Leaving the pictures out, print the lines from the first line of the listing through the line containing "Serif CJK SC','Liberation", exactly as they read, and no others.

__Dataset excerpt__:
━━━━
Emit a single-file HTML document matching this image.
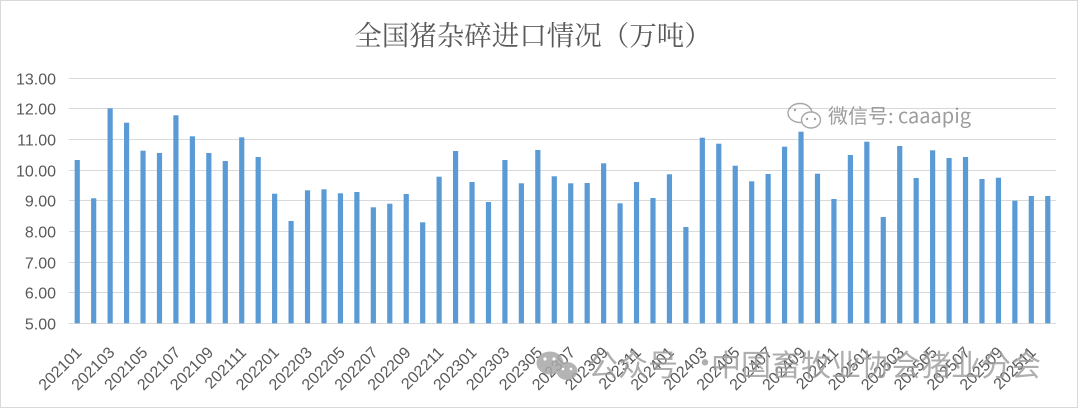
<!DOCTYPE html>
<html>
<head>
<meta charset="utf-8">
<style>
html,body{margin:0;padding:0;background:#fff;}
body{width:1080px;height:410px;overflow:hidden;}
svg{display:block;}
.yl{font-family:"Liberation Sans","Noto Sans CJK SC",sans-serif;font-size:16px;fill:#595959;text-anchor:end;}
.xl{font-family:"Liberation Sans","Noto Sans CJK SC",sans-serif;font-size:16px;fill:#595959;text-anchor:end;}
</style>
</head>
<body>
<svg width="1080" height="410" viewBox="0 0 1080 410" xmlns="http://www.w3.org/2000/svg">
<rect x="0" y="0" width="1080" height="410" fill="#fff"/>
<rect x="0.5" y="0.5" width="1077" height="407" fill="#fff" stroke="#d9d9d9" stroke-width="1"/>

<text x="533" y="45" text-anchor="middle" font-family="'Noto Serif CJK SC','Liberation Serif',serif" font-size="27.5" fill="#595959">全国猪杂碎进口情况（万吨）</text>

<!-- gridlines -->
<g stroke="#d9d9d9" stroke-width="1">
<line x1="69" y1="78.5" x2="1056" y2="78.5"/>
<line x1="69" y1="108.5" x2="1056" y2="108.5"/>
<line x1="69" y1="139.5" x2="1056" y2="139.5"/>
<line x1="69" y1="170.5" x2="1056" y2="170.5"/>
<line x1="69" y1="200.5" x2="1056" y2="200.5"/>
<line x1="69" y1="231.5" x2="1056" y2="231.5"/>
<line x1="69" y1="262.5" x2="1056" y2="262.5"/>
<line x1="69" y1="292.5" x2="1056" y2="292.5"/>
<line x1="69" y1="323.5" x2="1056" y2="323.5"/>
</g>

<!-- y labels -->
<text class="yl" x="56" y="84.5">13.00</text>
<text class="yl" x="56" y="114.5">12.00</text>
<text class="yl" x="56" y="145.5">11.00</text>
<text class="yl" x="56" y="176.5">10.00</text>
<text class="yl" x="56" y="206.5">9.00</text>
<text class="yl" x="56" y="237.5">8.00</text>
<text class="yl" x="56" y="268.5">7.00</text>
<text class="yl" x="56" y="298.5">6.00</text>
<text class="yl" x="56" y="329.5">5.00</text>

<!-- bars -->
<g fill="#5b9bd5">
<rect x="74.63" y="160" width="5.2" height="163.3"/>
<rect x="91.08" y="198.3" width="5.2" height="125"/>
<rect x="107.53" y="108.3" width="5.2" height="215"/>
<rect x="123.98" y="122.7" width="5.2" height="200.6"/>
<rect x="140.43" y="150.7" width="5.2" height="172.6"/>
<rect x="156.88" y="153" width="5.2" height="170.3"/>
<rect x="173.33" y="115.3" width="5.2" height="208"/>
<rect x="189.78" y="136.3" width="5.2" height="187"/>
<rect x="206.23" y="153" width="5.2" height="170.3"/>
<rect x="222.68" y="161" width="5.2" height="162.3"/>
<rect x="239.13" y="137.3" width="5.2" height="186"/>
<rect x="255.58" y="157" width="5.2" height="166.3"/>
<rect x="272.03" y="193.7" width="5.2" height="129.6"/>
<rect x="288.48" y="221" width="5.2" height="102.3"/>
<rect x="304.93" y="190.3" width="5.2" height="133"/>
<rect x="321.38" y="189.3" width="5.2" height="134"/>
<rect x="337.83" y="193.3" width="5.2" height="130"/>
<rect x="354.28" y="192" width="5.2" height="131.3"/>
<rect x="370.73" y="207.3" width="5.2" height="116"/>
<rect x="387.18" y="203.7" width="5.2" height="119.6"/>
<rect x="403.63" y="194" width="5.2" height="129.3"/>
<rect x="420.08" y="222.3" width="5.2" height="101"/>
<rect x="436.53" y="176.7" width="5.2" height="146.6"/>
<rect x="452.98" y="151" width="5.2" height="172.3"/>
<rect x="469.43" y="182" width="5.2" height="141.3"/>
<rect x="485.88" y="202" width="5.2" height="121.3"/>
<rect x="502.33" y="160" width="5.2" height="163.3"/>
<rect x="518.78" y="183.3" width="5.2" height="140"/>
<rect x="535.23" y="150" width="5.2" height="173.3"/>
<rect x="551.68" y="176.3" width="5.2" height="147"/>
<rect x="568.13" y="183.3" width="5.2" height="140"/>
<rect x="584.58" y="183" width="5.2" height="140.3"/>
<rect x="601.03" y="163.3" width="5.2" height="160"/>
<rect x="617.48" y="203.3" width="5.2" height="120"/>
<rect x="633.93" y="182" width="5.2" height="141.3"/>
<rect x="650.38" y="198" width="5.2" height="125.3"/>
<rect x="666.83" y="174.3" width="5.2" height="149"/>
<rect x="683.28" y="227" width="5.2" height="96.3"/>
<rect x="699.73" y="137.7" width="5.2" height="185.6"/>
<rect x="716.18" y="143.7" width="5.2" height="179.6"/>
<rect x="732.63" y="165.7" width="5.2" height="157.6"/>
<rect x="749.08" y="181.3" width="5.2" height="142"/>
<rect x="765.53" y="174" width="5.2" height="149.3"/>
<rect x="781.98" y="146.7" width="5.2" height="176.6"/>
<rect x="798.43" y="131.7" width="5.2" height="191.6"/>
<rect x="814.88" y="173.7" width="5.2" height="149.6"/>
<rect x="831.33" y="199" width="5.2" height="124.3"/>
<rect x="847.78" y="155" width="5.2" height="168.3"/>
<rect x="864.23" y="141.7" width="5.2" height="181.6"/>
<rect x="880.68" y="217" width="5.2" height="106.3"/>
<rect x="897.13" y="146" width="5.2" height="177.3"/>
<rect x="913.58" y="178" width="5.2" height="145.3"/>
<rect x="930.03" y="150.3" width="5.2" height="173"/>
<rect x="946.48" y="158" width="5.2" height="165.3"/>
<rect x="962.93" y="157" width="5.2" height="166.3"/>
<rect x="979.38" y="179" width="5.2" height="144.3"/>
<rect x="995.83" y="177.7" width="5.2" height="145.6"/>
<rect x="1012.28" y="200.7" width="5.2" height="122.6"/>
<rect x="1028.73" y="196" width="5.2" height="127.3"/>
<rect x="1045.18" y="196" width="5.2" height="127.3"/>
</g>

<!-- x labels -->
<g>
<text class="xl" transform="translate(82.7,353.5) rotate(-45)">202101</text>
<text class="xl" transform="translate(115.6,353.5) rotate(-45)">202103</text>
<text class="xl" transform="translate(148.5,353.5) rotate(-45)">202105</text>
<text class="xl" transform="translate(181.4,353.5) rotate(-45)">202107</text>
<text class="xl" transform="translate(214.3,353.5) rotate(-45)">202109</text>
<text class="xl" transform="translate(247.2,353.5) rotate(-45)">202111</text>
<text class="xl" transform="translate(280.1,353.5) rotate(-45)">202201</text>
<text class="xl" transform="translate(313.0,353.5) rotate(-45)">202203</text>
<text class="xl" transform="translate(345.9,353.5) rotate(-45)">202205</text>
<text class="xl" transform="translate(378.8,353.5) rotate(-45)">202207</text>
<text class="xl" transform="translate(411.7,353.5) rotate(-45)">202209</text>
<text class="xl" transform="translate(444.6,353.5) rotate(-45)">202211</text>
<text class="xl" transform="translate(477.5,353.5) rotate(-45)">202301</text>
<text class="xl" transform="translate(510.4,353.5) rotate(-45)">202303</text>
<text class="xl" transform="translate(543.3,353.5) rotate(-45)">202305</text>
<text class="xl" transform="translate(576.2,353.5) rotate(-45)">202307</text>
<text class="xl" transform="translate(609.1,353.5) rotate(-45)">202309</text>
<text class="xl" transform="translate(642.0,353.5) rotate(-45)">202311</text>
<text class="xl" transform="translate(674.9,353.5) rotate(-45)">202401</text>
<text class="xl" transform="translate(707.8,353.5) rotate(-45)">202403</text>
<text class="xl" transform="translate(740.7,353.5) rotate(-45)">202405</text>
<text class="xl" transform="translate(773.6,353.5) rotate(-45)">202407</text>
<text class="xl" transform="translate(806.5,353.5) rotate(-45)">202409</text>
<text class="xl" transform="translate(839.4,353.5) rotate(-45)">202411</text>
<text class="xl" transform="translate(872.3,353.5) rotate(-45)">202501</text>
<text class="xl" transform="translate(905.2,353.5) rotate(-45)">202503</text>
<text class="xl" transform="translate(938.1,353.5) rotate(-45)">202505</text>
<text class="xl" transform="translate(971.0,353.5) rotate(-45)">202507</text>
<text class="xl" transform="translate(1003.9,353.5) rotate(-45)">202509</text>
<text class="xl" transform="translate(1036.8,353.5) rotate(-45)">202511</text>
</g>

<!-- top watermark -->
<g opacity="0.75" fill="none" stroke="#8a8a8a" stroke-width="1.4">
<ellipse cx="800" cy="113" rx="12" ry="9.5"/>
<ellipse cx="811" cy="120" rx="9.5" ry="8" fill="#fff"/>
</g>
<g fill="#8a8a8a" opacity="0.8">
<circle cx="807" cy="119" r="1.2"/><circle cx="815" cy="119" r="1.2"/>
<circle cx="795" cy="110" r="1.2"/>
</g>
<text x="828" y="123" font-family="'Noto Sans CJK SC','Liberation Sans',sans-serif" font-size="20" fill="#8c8c8c" opacity="0.85">微信号: caaapig</text>

<!-- bottom watermark -->
<g fill="#a8a8a8" opacity="0.85">
<ellipse cx="550" cy="363" rx="13.5" ry="11.5"/>
<ellipse cx="567" cy="371" rx="10.5" ry="9"/>
</g>
<g fill="#fff">
<circle cx="545" cy="359" r="1.6"/><circle cx="554" cy="359" r="1.6"/>
<circle cx="563" cy="369" r="1.3"/><circle cx="571" cy="369" r="1.3"/>
</g>
<g font-family="'Noto Sans CJK SC','Liberation Sans',sans-serif" font-size="30" fill="#9a9a9a" opacity="0.8">
<text x="588" y="376">公众号</text>
<text x="690" y="374">·</text>
<text x="711" y="376">中国畜牧业协会猪业分会</text>
</g>
</svg>
</body>
</html>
━━━━
__Task output__:
Emit a single-file HTML document matching this image.
<!DOCTYPE html>
<html>
<head>
<meta charset="utf-8">
<style>
html,body{margin:0;padding:0;background:#fff;}
body{width:1080px;height:410px;overflow:hidden;}
svg{display:block;}
.yl{font-family:"Liberation Sans","Noto Sans CJK SC",sans-serif;font-size:16px;fill:#595959;text-anchor:end;}
.xl{font-family:"Liberation Sans","Noto Sans CJK SC",sans-serif;font-size:16px;fill:#595959;text-anchor:end;}
</style>
</head>
<body>
<svg width="1080" height="410" viewBox="0 0 1080 410" xmlns="http://www.w3.org/2000/svg">
<rect x="0" y="0" width="1080" height="410" fill="#fff"/>
<rect x="0.5" y="0.5" width="1077" height="407" fill="#fff" stroke="#d9d9d9" stroke-width="1"/>

<text x="533" y="45" text-anchor="middle" font-family="'Noto Serif CJK SC','Liberation Serif',serif" font-size="27.5" fill="#595959">全国猪杂碎进口情况（万吨）</text>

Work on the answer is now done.